[START OF Dataset]

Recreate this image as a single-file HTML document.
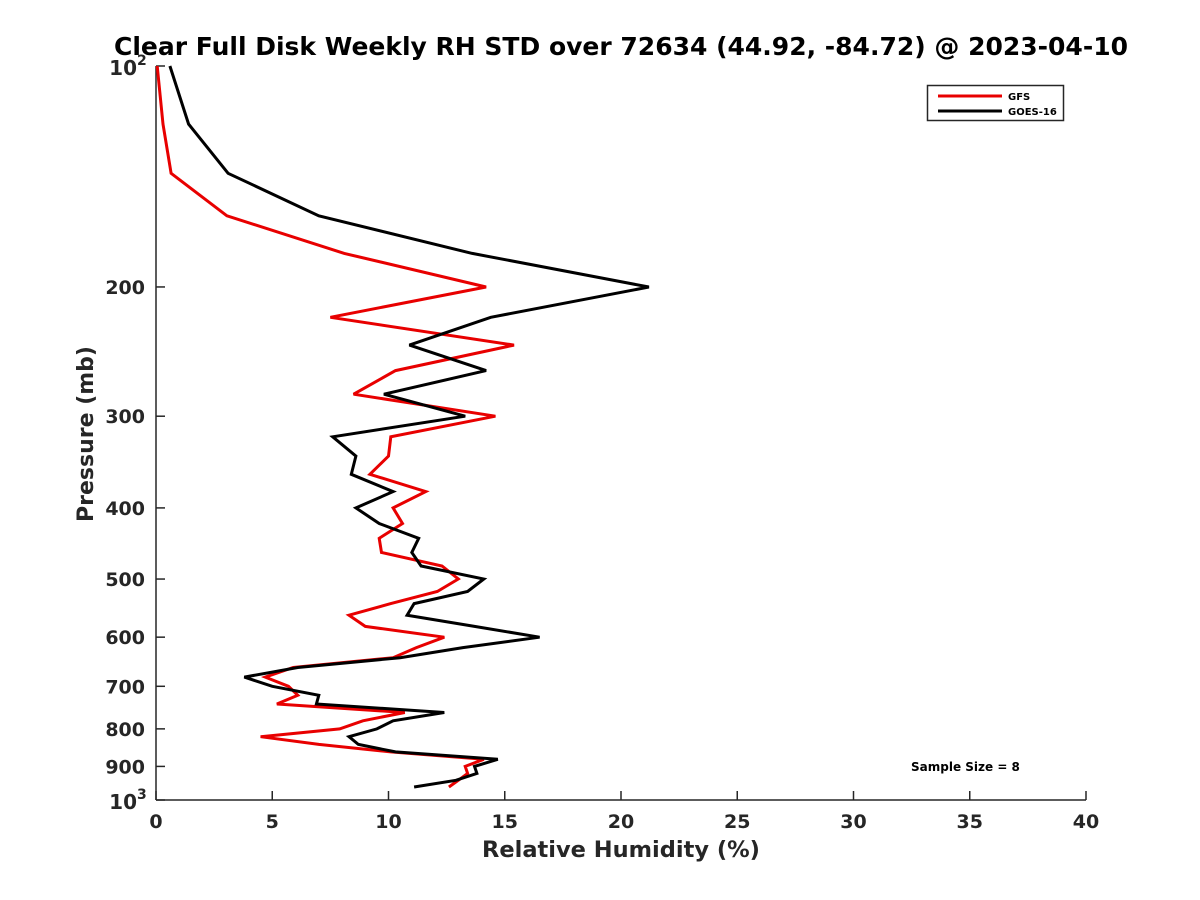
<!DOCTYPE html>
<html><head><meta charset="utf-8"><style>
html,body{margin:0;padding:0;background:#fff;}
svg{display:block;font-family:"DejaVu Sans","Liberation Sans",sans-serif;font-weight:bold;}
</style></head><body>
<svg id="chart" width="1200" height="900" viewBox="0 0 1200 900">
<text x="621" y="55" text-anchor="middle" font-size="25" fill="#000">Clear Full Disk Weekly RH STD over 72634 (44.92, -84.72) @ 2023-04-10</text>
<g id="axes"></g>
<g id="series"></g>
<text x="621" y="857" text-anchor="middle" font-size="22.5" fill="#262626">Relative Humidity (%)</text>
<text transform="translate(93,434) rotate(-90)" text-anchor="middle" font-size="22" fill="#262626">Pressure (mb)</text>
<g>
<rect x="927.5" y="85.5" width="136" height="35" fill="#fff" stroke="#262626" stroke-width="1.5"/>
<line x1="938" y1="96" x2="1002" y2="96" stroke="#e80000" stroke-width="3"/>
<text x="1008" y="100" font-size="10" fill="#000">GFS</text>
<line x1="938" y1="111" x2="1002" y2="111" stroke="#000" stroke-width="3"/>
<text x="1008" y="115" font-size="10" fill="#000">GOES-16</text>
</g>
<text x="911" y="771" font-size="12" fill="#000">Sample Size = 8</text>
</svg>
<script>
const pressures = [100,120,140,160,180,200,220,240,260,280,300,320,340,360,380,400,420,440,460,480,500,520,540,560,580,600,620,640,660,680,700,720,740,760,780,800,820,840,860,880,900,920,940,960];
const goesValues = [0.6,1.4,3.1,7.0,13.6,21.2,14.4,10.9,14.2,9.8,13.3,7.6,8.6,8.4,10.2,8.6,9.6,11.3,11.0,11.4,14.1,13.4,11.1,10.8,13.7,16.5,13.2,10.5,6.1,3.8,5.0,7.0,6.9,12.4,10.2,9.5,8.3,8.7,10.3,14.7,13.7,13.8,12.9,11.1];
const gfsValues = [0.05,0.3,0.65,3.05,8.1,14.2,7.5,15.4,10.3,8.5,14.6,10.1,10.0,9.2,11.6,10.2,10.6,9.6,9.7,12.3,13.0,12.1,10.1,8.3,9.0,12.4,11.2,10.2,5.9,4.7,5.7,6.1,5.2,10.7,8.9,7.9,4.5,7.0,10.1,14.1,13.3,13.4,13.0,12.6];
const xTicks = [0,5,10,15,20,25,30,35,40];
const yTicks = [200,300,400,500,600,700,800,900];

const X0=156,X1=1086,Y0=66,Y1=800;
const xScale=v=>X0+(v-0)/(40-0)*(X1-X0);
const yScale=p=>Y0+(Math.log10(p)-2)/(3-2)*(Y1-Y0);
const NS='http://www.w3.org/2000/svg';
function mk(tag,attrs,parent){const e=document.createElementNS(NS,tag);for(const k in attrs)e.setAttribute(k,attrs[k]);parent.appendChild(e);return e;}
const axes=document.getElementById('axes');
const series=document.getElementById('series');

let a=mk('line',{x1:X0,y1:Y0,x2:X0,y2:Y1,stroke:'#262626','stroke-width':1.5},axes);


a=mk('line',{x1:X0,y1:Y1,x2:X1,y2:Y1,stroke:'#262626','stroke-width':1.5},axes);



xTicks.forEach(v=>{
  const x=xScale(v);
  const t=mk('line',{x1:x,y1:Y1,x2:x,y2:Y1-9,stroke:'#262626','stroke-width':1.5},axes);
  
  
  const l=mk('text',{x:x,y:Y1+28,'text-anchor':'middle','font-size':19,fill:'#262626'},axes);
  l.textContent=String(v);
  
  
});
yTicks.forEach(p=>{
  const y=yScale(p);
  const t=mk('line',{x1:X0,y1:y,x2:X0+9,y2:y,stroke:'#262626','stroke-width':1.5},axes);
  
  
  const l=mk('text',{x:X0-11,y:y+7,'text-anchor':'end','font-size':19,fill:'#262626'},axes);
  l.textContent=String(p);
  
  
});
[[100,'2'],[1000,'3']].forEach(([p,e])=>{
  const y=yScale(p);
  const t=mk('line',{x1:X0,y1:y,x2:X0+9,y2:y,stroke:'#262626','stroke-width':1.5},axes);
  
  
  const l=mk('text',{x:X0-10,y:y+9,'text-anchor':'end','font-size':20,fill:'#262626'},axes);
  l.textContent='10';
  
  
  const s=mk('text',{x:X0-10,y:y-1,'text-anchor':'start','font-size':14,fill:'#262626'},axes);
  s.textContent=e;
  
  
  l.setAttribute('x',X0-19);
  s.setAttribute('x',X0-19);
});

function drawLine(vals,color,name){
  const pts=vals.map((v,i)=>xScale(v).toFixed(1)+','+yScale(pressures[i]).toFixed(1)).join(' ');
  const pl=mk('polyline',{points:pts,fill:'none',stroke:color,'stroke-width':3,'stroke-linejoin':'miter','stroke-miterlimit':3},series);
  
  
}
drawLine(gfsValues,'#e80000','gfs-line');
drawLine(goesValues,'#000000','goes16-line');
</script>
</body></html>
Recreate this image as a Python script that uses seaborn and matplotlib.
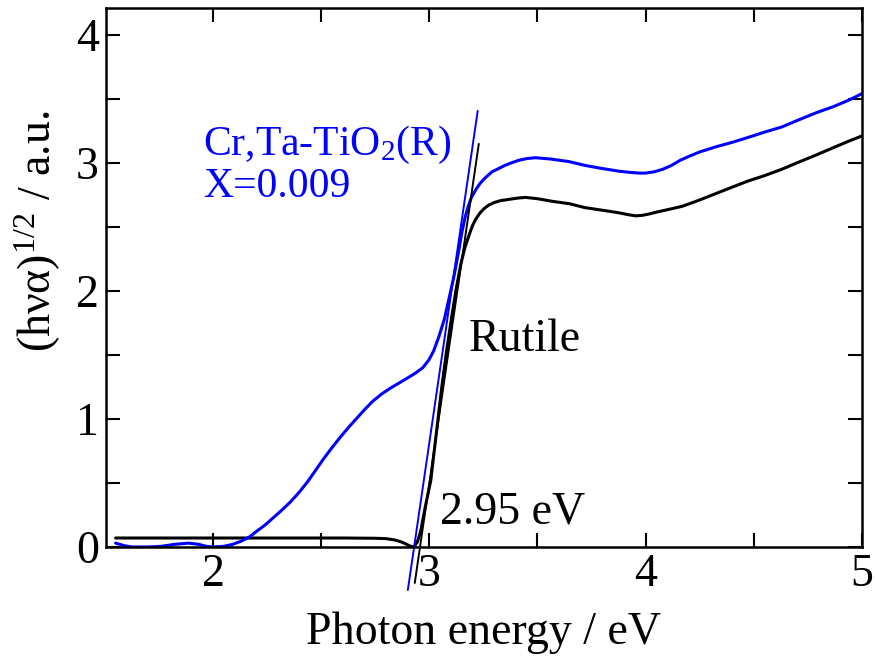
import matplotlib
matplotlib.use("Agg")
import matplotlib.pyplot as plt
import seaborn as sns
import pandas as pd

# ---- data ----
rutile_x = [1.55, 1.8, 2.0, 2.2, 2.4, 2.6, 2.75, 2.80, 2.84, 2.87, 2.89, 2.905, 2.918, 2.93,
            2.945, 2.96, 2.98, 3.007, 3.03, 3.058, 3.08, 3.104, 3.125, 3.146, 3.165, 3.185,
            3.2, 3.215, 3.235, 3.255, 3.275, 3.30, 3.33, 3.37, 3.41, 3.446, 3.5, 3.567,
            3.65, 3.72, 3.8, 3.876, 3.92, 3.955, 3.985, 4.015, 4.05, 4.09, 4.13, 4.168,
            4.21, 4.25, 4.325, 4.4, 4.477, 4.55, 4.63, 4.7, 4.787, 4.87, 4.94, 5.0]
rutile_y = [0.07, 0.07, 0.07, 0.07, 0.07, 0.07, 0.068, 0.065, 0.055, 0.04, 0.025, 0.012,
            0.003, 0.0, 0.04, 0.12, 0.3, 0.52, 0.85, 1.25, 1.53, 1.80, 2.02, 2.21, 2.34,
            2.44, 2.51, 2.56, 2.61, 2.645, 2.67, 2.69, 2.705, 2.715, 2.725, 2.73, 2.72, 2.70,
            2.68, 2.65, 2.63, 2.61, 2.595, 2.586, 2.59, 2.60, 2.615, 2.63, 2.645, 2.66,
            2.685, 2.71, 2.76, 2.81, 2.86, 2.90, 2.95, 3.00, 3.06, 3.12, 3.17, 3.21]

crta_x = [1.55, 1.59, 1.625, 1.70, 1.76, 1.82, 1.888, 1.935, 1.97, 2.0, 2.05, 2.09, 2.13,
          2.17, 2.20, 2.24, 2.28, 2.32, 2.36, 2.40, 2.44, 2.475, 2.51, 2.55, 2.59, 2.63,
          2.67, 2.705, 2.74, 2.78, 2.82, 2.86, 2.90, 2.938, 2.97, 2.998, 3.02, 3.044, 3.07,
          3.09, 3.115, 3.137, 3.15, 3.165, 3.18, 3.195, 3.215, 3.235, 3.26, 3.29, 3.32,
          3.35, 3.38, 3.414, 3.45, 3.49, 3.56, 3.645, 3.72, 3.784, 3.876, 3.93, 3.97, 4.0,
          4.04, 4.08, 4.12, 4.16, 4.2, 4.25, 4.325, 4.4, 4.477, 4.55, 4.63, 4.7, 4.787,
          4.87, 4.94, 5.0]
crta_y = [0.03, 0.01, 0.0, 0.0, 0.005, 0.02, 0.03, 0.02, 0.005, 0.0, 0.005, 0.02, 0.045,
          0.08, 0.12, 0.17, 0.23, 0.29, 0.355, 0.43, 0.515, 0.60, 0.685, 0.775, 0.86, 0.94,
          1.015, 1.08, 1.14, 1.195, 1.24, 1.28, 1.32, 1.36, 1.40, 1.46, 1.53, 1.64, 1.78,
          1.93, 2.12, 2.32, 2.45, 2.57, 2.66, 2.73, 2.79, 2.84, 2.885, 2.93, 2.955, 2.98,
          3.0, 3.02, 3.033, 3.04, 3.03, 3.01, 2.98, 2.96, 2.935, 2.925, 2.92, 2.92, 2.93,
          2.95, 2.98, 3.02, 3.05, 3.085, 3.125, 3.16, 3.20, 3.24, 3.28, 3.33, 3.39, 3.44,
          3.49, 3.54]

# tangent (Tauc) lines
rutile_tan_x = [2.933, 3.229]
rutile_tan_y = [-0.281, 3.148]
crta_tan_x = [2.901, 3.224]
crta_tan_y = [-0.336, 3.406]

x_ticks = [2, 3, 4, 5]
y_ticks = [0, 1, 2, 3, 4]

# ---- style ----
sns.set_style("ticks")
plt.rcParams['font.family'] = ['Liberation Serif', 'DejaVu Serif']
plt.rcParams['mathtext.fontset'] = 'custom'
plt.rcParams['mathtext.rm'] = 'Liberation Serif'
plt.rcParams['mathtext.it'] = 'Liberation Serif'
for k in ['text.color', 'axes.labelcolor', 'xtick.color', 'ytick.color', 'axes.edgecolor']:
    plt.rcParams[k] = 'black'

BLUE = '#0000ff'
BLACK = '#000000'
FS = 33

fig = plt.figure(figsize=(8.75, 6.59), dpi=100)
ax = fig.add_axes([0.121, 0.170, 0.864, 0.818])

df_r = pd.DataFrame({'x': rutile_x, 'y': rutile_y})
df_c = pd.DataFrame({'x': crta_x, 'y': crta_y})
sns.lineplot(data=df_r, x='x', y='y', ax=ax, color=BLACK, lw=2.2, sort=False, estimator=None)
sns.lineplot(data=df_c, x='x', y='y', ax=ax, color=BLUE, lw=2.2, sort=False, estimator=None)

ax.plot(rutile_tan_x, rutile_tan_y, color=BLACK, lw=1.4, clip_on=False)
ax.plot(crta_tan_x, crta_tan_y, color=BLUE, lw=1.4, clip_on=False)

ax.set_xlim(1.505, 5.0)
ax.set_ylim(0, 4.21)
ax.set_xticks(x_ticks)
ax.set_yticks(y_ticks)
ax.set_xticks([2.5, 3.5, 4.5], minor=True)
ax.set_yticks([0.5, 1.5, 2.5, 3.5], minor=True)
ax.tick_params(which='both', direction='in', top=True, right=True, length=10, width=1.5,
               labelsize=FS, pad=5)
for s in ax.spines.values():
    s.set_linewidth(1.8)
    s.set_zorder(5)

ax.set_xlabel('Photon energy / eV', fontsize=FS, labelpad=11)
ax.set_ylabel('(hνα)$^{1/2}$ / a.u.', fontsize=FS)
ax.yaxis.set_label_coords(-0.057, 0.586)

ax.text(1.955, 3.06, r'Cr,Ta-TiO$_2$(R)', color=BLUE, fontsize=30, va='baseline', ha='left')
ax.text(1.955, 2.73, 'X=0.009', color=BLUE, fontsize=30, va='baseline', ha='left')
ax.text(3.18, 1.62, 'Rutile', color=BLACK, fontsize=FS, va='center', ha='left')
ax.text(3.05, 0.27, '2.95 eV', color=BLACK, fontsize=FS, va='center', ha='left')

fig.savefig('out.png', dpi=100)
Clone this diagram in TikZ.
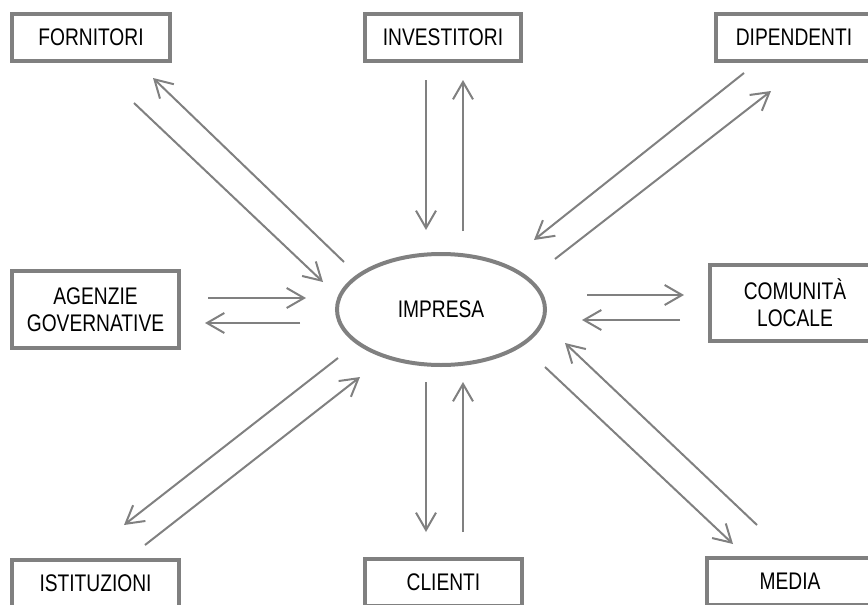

[END OF Dataset]

Problem description: Nothing but the lines from the one containing "Recreate this image as a Python" through the one containing "import pandas as pd" should be echoed, each exactly as it stands; pictures are excluded.

Solution to this problem:
Recreate this image as a Python script that uses seaborn and matplotlib.
import matplotlib
matplotlib.use("Agg")
import matplotlib.pyplot as plt
import seaborn as sns
import pandas as pd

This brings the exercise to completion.